**STATED GOAL**
Your answer should be a single number: the count of lines in the material below that hold "with".

++++++

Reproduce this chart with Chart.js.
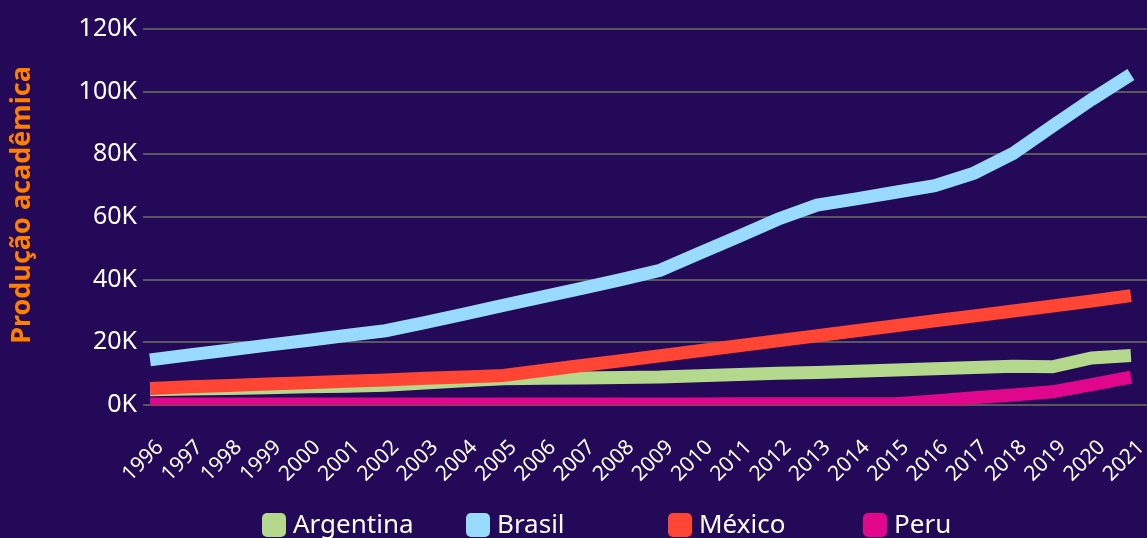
<!DOCTYPE html>
<html lang="pt-BR">
<head>
<meta charset="utf-8">
<title>Produção acadêmica</title>
<script src="https://cdn.jsdelivr.net/npm/chart.js@4.4.1/dist/chart.umd.min.js"></script>
<style>
  html, body { margin: 0; padding: 0; background: #230957; }
  #wrap { position: relative; width: 1147px; height: 538px; }
</style>
</head>
<body>
<div id="wrap"><canvas id="chart"></canvas></div>
<script>
// Anos da série
const years = [1996, 1997, 1998, 1999, 2000, 2001, 2002, 2003, 2004, 2005, 2006, 2007, 2008,
               2009, 2010, 2011, 2012, 2013, 2014, 2015, 2016, 2017, 2018, 2019, 2020, 2021];

// Produção acadêmica por país
const argentina = [4900, 5100, 5300, 5500, 5800, 6000, 6300, 7000, 7700, 8400, 8500, 8600, 8800,
                   8900, 9300, 9700, 10100, 10400, 10800, 11200, 11600, 12000, 12400, 12200, 15000, 15800];
const brasil    = [14400, 16000, 17500, 19100, 20600, 22200, 23700, 26300, 29000, 31800, 34500, 37200, 40000,
                   43000, 48400, 53800, 59300, 63800, 65800, 67900, 70000, 74000, 80300, 89000, 97500, 105500];
const mexico    = [5300, 5800, 6200, 6700, 7100, 7600, 8000, 8500, 8900, 9400, 11000, 12600, 14100,
                   15700, 17300, 18900, 20500, 22100, 23700, 25300, 26900, 28400, 30000, 31600, 33200, 34900];
const peru      = [300, 300, 300, 300, 300, 300, 300, 300, 300, 300, 300, 300, 300,
                   300, 300, 400, 400, 400, 400, 400, 1300, 2300, 3200, 4200, 6500, 8900];

// Marcas do eixo Y
const yTicks = [0, 20000, 40000, 60000, 80000, 100000, 120000];

const seriesNames  = ['Argentina', 'Brasil', 'México', 'Peru'];
const seriesColors = ['#b4d88c', '#98dbff', '#ff4534', '#e0078c'];
const seriesData   = [argentina, brasil, mexico, peru];
// México fica por cima da Argentina onde as linhas se cruzam
const drawOrder    = [2, 1, 0, 3];

const BG = '#230957';
const FONT = "'Noto Sans', 'Open Sans', sans-serif";

const background = {
  id: 'background',
  beforeDraw(chart) {
    const ctx = chart.ctx;
    ctx.save();
    ctx.fillStyle = BG;
    ctx.fillRect(0, 0, chart.width, chart.height);
    ctx.restore();
  }
};

// Legenda em colunas fixas na base do gráfico
const columnLegend = {
  id: 'columnLegend',
  afterDraw(chart) {
    const ctx = chart.ctx;
    const cols = [262, 466, 668, 863];
    const boxTop = 513, box = 24;
    ctx.save();
    ctx.font = '26px ' + FONT;
    ctx.textBaseline = 'alphabetic';
    ctx.textAlign = 'left';
    chart.data.datasets.forEach((ds, i) => {
      const x = cols[i];
      ctx.fillStyle = ds.borderColor;
      ctx.beginPath();
      ctx.roundRect(x, boxTop, box, box, 5);
      ctx.fill();
      ctx.fillStyle = '#ffffff';
      ctx.fillText(ds.label, x + box + 7, 533);
    });
    ctx.restore();
  }
};

const datasets = seriesNames.map((name, i) => ({
  label: name,
  data: years.map((yr, j) => ({ x: yr, y: seriesData[i][j] })),
  borderColor: seriesColors[i],
  backgroundColor: seriesColors[i],
  borderWidth: 13,
  borderCapStyle: 'butt',
  borderJoinStyle: 'miter',
  pointRadius: 0,
  pointHoverRadius: 0,
  tension: 0,
  fill: false,
  order: drawOrder[i]
}));

new Chart(document.getElementById('chart'), {
  type: 'line',
  data: { datasets },
  plugins: [background, columnLegend],
  options: {
    responsive: true,
    maintainAspectRatio: false,
    animation: false,
    layout: { padding: { top: 5, right: 0, bottom: 0, left: 0 } },
    plugins: {
      legend: { display: false },
      tooltip: { enabled: false }
    },
    scales: {
      x: {
        type: 'linear',
        min: 1995.82,
        max: 2021.41,
        afterBuildTicks(scale) { scale.ticks = years.map(v => ({ value: v })); },
        afterFit(scale) {
          scale.height = 133;
          scale.paddingLeft = 0;
          scale.paddingRight = 0;
        },
        grid: { display: false },
        border: { display: false },
        ticks: {
          autoSkip: false,
          minRotation: 45,
          maxRotation: 45,
          color: '#ffffff',
          padding: 22,
          labelOffset: 10,
          font: { family: FONT, size: 21 },
          callback: v => String(v)
        }
      },
      y: {
        min: 0,
        max: 127650,
        afterBuildTicks(scale) { scale.ticks = yTicks.map(v => ({ value: v })); },
        afterFit(scale) {
          scale.width = 143;
          scale.paddingTop = 0;
          scale.paddingBottom = 0;
        },
        grid: { color: '#58575e', lineWidth: 2, tickLength: 0 },
        border: { display: false },
        ticks: {
          color: '#ffffff',
          padding: 6,
          font: { family: FONT, size: 25 },
          callback: v => (v / 1000) + 'K'
        },
        title: {
          display: true,
          text: 'Produção acadêmica',
          color: '#ff8000',
          padding: { top: 6, bottom: 0 },
          font: { family: FONT, size: 27, weight: 'bold' }
        }
      }
    }
  }
});
</script>
</body>
</html>
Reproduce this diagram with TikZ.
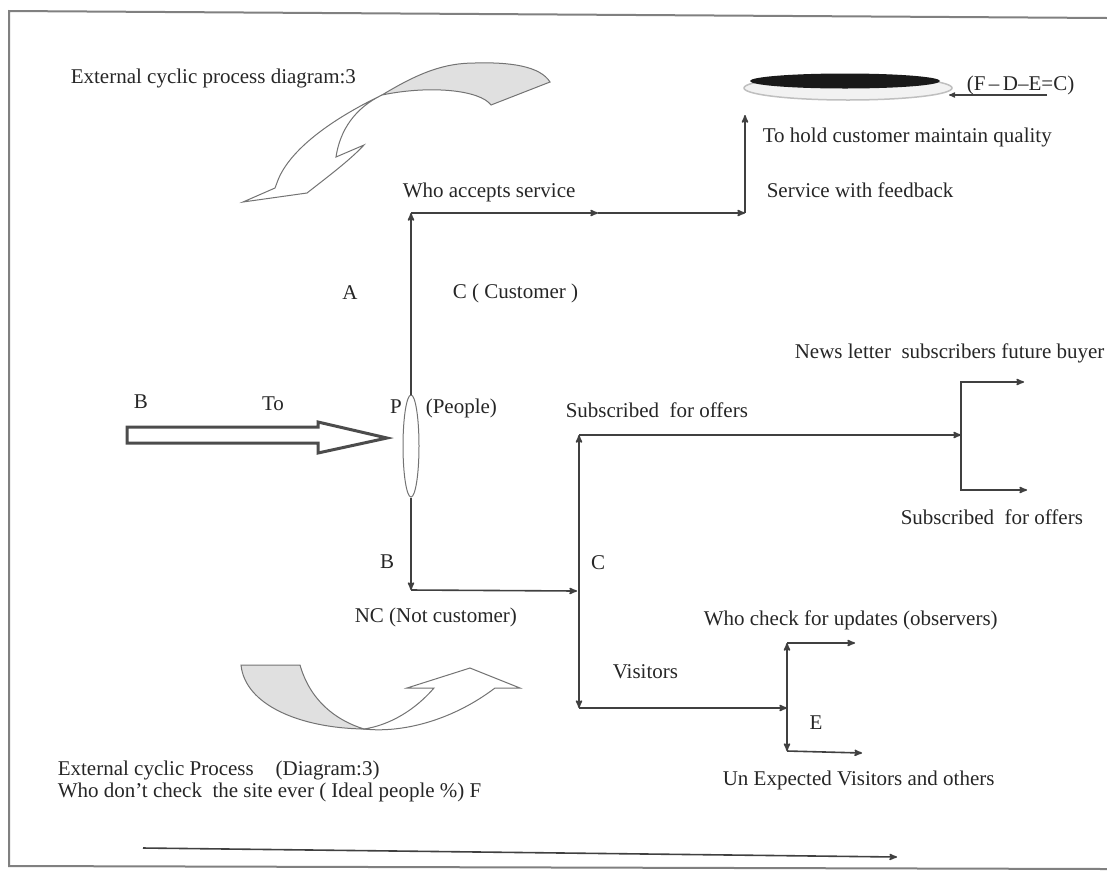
\documentclass[tikz,border=0pt]{standalone}
\usepackage{fontspec}
\setmainfont{Liberation Serif}
\usepackage{tikz}
\usetikzlibrary{arrows,shapes}
\tikzstyle{lbl} = [anchor=west, inner sep=0pt, text=black!85,
    font=\fontsize{21}{25}\selectfont]
\tikzstyle{letter} = [lbl, anchor=center]
\tikzstyle{swirl} = [-, draw=black!55, line width=1pt, fill=white]

\begin{document}
\begin{tikzpicture}[->,>=stealth',line width=1.6pt,draw=black!75,x=1pt,y=-1pt]
  \useasboundingbox (0,0) rectangle (1107,871);

  % frame
  \draw[-,black!50,line width=2pt] (1107,18) -- (9,11) -- (9,866) -- (1107,869);

  % curved arrow, top
  \draw[swirl,fill=black!12] (382,95) .. controls (420,72) and (445,63) .. (475,63)
      .. controls (510,62) and (540,66) .. (550,82) -- (491,105)
      .. controls (480,90) and (430,85) .. (382,95) -- cycle;
  \draw[swirl] (382,95) .. controls (330,120) and (290,150) .. (278,180) -- (275,188)
      -- (243,202) -- (307,193) .. controls (330,175) and (350,160) .. (364,145)
      -- (336,157) .. controls (340,130) and (355,108) .. (382,95) -- cycle;

  % curved arrow, bottom
  \draw[swirl,fill=black!12] (241,665) -- (300,665)
      .. controls (310,700) and (335,720) .. (364,729)
      .. controls (300,728) and (245,705) .. (241,665) -- cycle;
  \draw[swirl] (364,729) .. controls (400,733) and (450,722) .. (495,688)
      -- (520,688) -- (470,668) -- (407,688) -- (434,688)
      .. controls (415,710) and (390,725) .. (364,729) -- cycle;

  % block arrow into P
  \draw[-,black!70,line width=3pt,fill=white] (127,427) -- (318,427) -- (318,422)
      -- (387,438) -- (318,453) -- (318,443) -- (127,443) -- cycle;

  % discs
  \node[ellipse, draw=black!25, fill=black!5, line width=1.5pt, inner sep=0pt,
        minimum width=208pt, minimum height=24pt] (rim) at (848,88) {};
  \node[ellipse, fill=black!90, inner sep=0pt,
        minimum width=190pt, minimum height=15pt] (disc) at (845,81) {};

  \node[ellipse, draw=black!55, line width=1pt, inner sep=0pt,
        minimum width=16pt, minimum height=102pt] (p) at (411,446) {};

  \coordinate (a1) at (411,213);
  \coordinate (a2) at (598,213);
  \coordinate (a3) at (745,213);
  \coordinate (a4) at (745,115);
  \coordinate (b1) at (411,590);
  \coordinate (b2) at (577,591);
  \coordinate (c0) at (579,591);
  \coordinate (c1) at (579,435);
  \coordinate (c2) at (579,708);
  \coordinate (s1) at (961,435);
  \coordinate (s3) at (1024,382);
  \coordinate (s5) at (1027,490);
  \coordinate (v1) at (787,708);
  \coordinate (v2) at (787,643);
  \coordinate (v3) at (855,643);
  \coordinate (v4) at (787,751);
  \coordinate (v5) at (862,753);
  \coordinate (f1) at (1047,95);
  \coordinate (f2) at (949,95);
  \coordinate (z1) at (143,848);
  \coordinate (z2) at (897,857);

  % labels
  \node[lbl] (ext1) at (70,78) {External cyclic process diagram:3};
  \node[lbl] (fde) at (966,85) {(F\,--\,D--E=C)};
  \node[lbl] (hold) at (762,137) {To hold customer maintain quality};
  \node[lbl] (fb) at (766,190) {Service with feedback};
  \node[lbl] (acc) at (402,192) {Who accepts service};
  \node[letter] (la) at (350,293) {A};
  \node[lbl] (cust) at (452,293) {C ( Customer )};
  \node[lbl] (news) at (794,353) {News letter\ \ subscribers future buyer};
  \node[letter] (lb) at (141,402) {B};
  \node[letter] (lto) at (273,404) {To};
  \node[letter] (lp) at (396,407) {P};
  \node[lbl] (ppl) at (425,408) {(People)};
  \node[lbl] (sub1) at (565,410) {Subscribed\ \ for offers};
  \node[lbl] (sub2) at (900,517) {Subscribed\ \ for offers};
  \node[letter] (lb2) at (387,562) {B};
  \node[letter] (lc) at (598,563) {C};
  \node[lbl] (nc) at (354,617) {NC (Not customer)};
  \node[lbl] (obs) at (703,620) {Who check for updates (observers)};
  \node[lbl] (vis) at (612,672) {Visitors};
  \node[letter] (le) at (816,723) {E};
  \node[lbl] (unexp) at (722,780) {Un Expected Visitors and others};
  \node[lbl] (ext2) at (57,770) {External cyclic Process\hspace*{22pt}(Diagram:3)};
  \node[lbl] (who) at (57,792) {Who don't check\ \ the site ever ( Ideal people \%) F};

  % customer branch
  \draw (p.north) -- (a1);
  \draw (a1) -- (a2);
  \draw (a2) -- (a3);
  \draw (a3) -- (a4);
  \draw[line width=1.2pt] (f1) -- (f2);

  % not customer branch
  \draw (p.south) -- (b1);
  \draw (b1) -- (b2);
  \draw (c0) -- (c1);
  \draw (c0) -- (c2);
  \draw (c1) -- (s1);
  \draw (s1) |- (s3);
  \draw (s1) |- (s5);
  \draw (c2) -- (v1);
  \draw (v1) -- (v2);
  \draw (v2) -- (v3);
  \draw (v1) -- (v4);
  \draw (v4) -- (v5);

  \draw (z1) -- (z2);
\end{tikzpicture}
\end{document}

++++++

**SOLUTION TO THIS EXERCISE**
3